AR'BI-TRA-RY, a. [L. arbitrarius.]

  1. Depending on will or discretion; not governed by any fixed rules; as, an arbitrary decision; an arbitrary punishment. Arbitrary power is most easily established on the ruins of liberty abused to licentiousness. – Washington.
  2. Despotic; absolute in power; having no external control; as, an arbitrary prince, or government.

AR'BI-TRATE, v.i. [L. arbitror.]

To hear and decide, as arbitrators; as, to choose men to arbitrate between us.

AR'BI-TRATE, v.t.

To decide; to determine; to judge of. – Milton. Shak.

AR-BI-TRA'TION, n.

  1. The hearing and determination of a cause between parties in controversy, by a person or persons chosen by the parties. This may be done by one person; but it is usual to choose two or three; or for each party to choose one, and these to name a third, who is called the umpire. Their determination is called an award.
  2. A hearing before arbitrators, though they make no award. [This is a common use of the word in the United States.]

AR'BI-TRA-TOR, n.

  1. A person chosen by a party, or by the parties who have a controversy, to determine their differences. The act of the parties in giving power to the arbitrators is called the submission, and this may be verbal or written. The person chosen as umpire, by two arbitrators, when the parties do not agree, is also called an arbitrator.
  2. An arbiter, governor, or president. – Milton.
  3. In a more extensive sense, an arbiter; one who has the power of deciding or prescribing without control. – Addison. Shak.

AR-BI-TRA'TRIX, n.

A female who arbitrates, or judges. – Sherwood.

AR'BI-TRESS, a.

A female arbiter.

AR'BOR, n. [The French express the sense by berceau, a cradle, an arbor, or bower; Sp. emparrado, from parra, a vine raised on stakes, and nailed to a wall. Qu. Chaucer's herber, herbewe, a lodge, coinciding with harbor, which see.]

  1. A frame of lattice work, covered with vines, branches of trees, or other plants, for shade; a bower.
  2. In botany, a tree, as distinguished from a shrub. The distinction which Linnæus makes, that a tree springs up with a bud on the stem, and a shrub not, is found not to hold universally; and the tree, in popular understanding, differs from the shrub only in size. Arbor forms the seventh family of vegetables in Linnæus's system. [See Tree.]
  3. In mechanics, the principal part of a machine, sustaining the rest.
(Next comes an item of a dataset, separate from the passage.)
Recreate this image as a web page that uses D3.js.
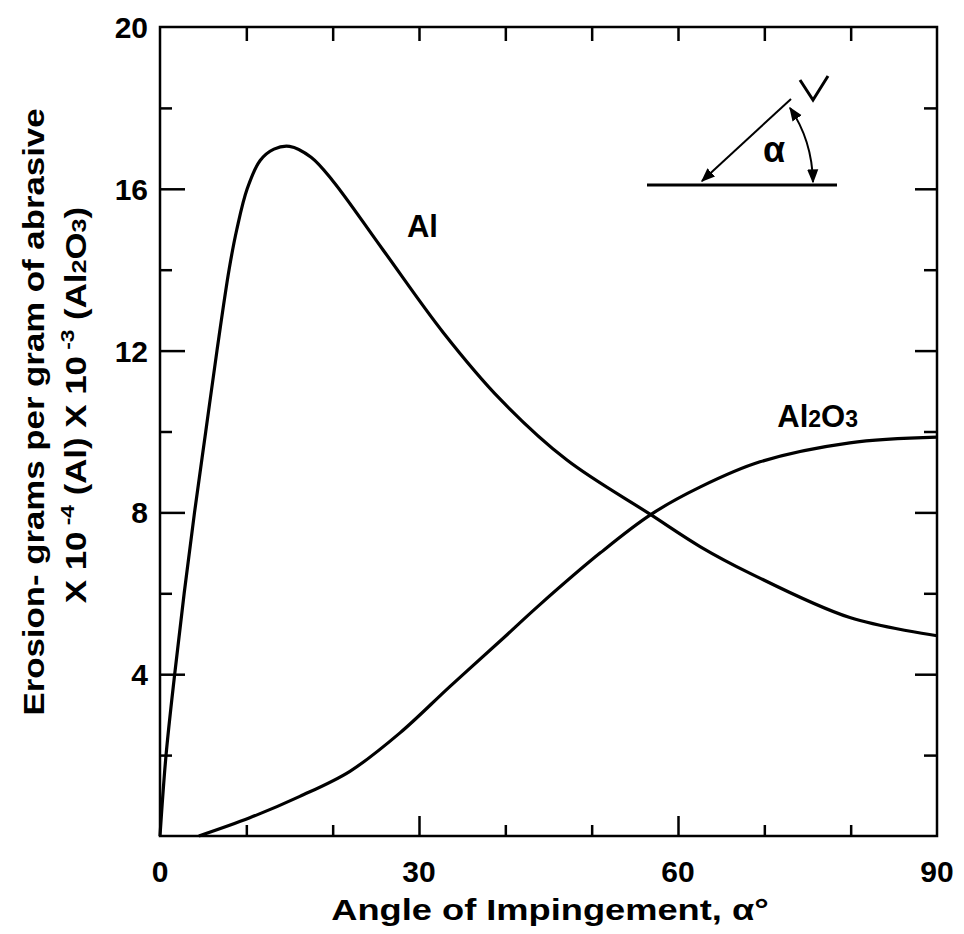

Also, the axis or spindle of a machine, as of a crane, or windmill. – Encyc. This in America is called the shaft.

AR'BO-RA-RY, a.

Belonging to a tree.

AR'BO-RA-TOR, n.

One who plants or who prunes trees. – Evelyn.

AR'BOR-ED, a.

Furnished with an arbor. – Pollok.

AR-BO'RE-OUS, a. [L. arboreus, from arbor.]

Belonging to a tree; resembling a tree; constituting a tree: growing on trees; as, moss is arboreous.

AR-BO-RES'CENCE, n. [L. arboresco, to grow to a tree.]

The figure of a tree; the resemblance of a tree in minerals, or crystalizations, or groups of crystals in that form.

AR-BO-RES'CENT, a.

  1. Resembling a tree; having the figure of a tree; dendritical. – Encyc.
  2. From herbaceous becoming woody. – Martyn.

AR-BO-RES'CENT-STAR-FISH, n.

A species of Asterias, called also Caput Medusæ. [See Star-fish.]

AR'BO-RET, n. [It. arboreto, from arbor, a tree.]

A small tree or shrub; a place planted or overgrown with trees. – Milton.

AR-BOR-I-CUL'TURE, n. [L. arbor and cultura.]

The art of cultivating trees and shrubs, chiefly for timber.

AR'BOR-IST, n.

One who makes trees his study, or who is versed in the knowledge of trees. – Howell.

AR-BOR-I-ZA'TION, n.

The appearance or figure of a tree or plant in minerals, or fossils. [See Herborization.]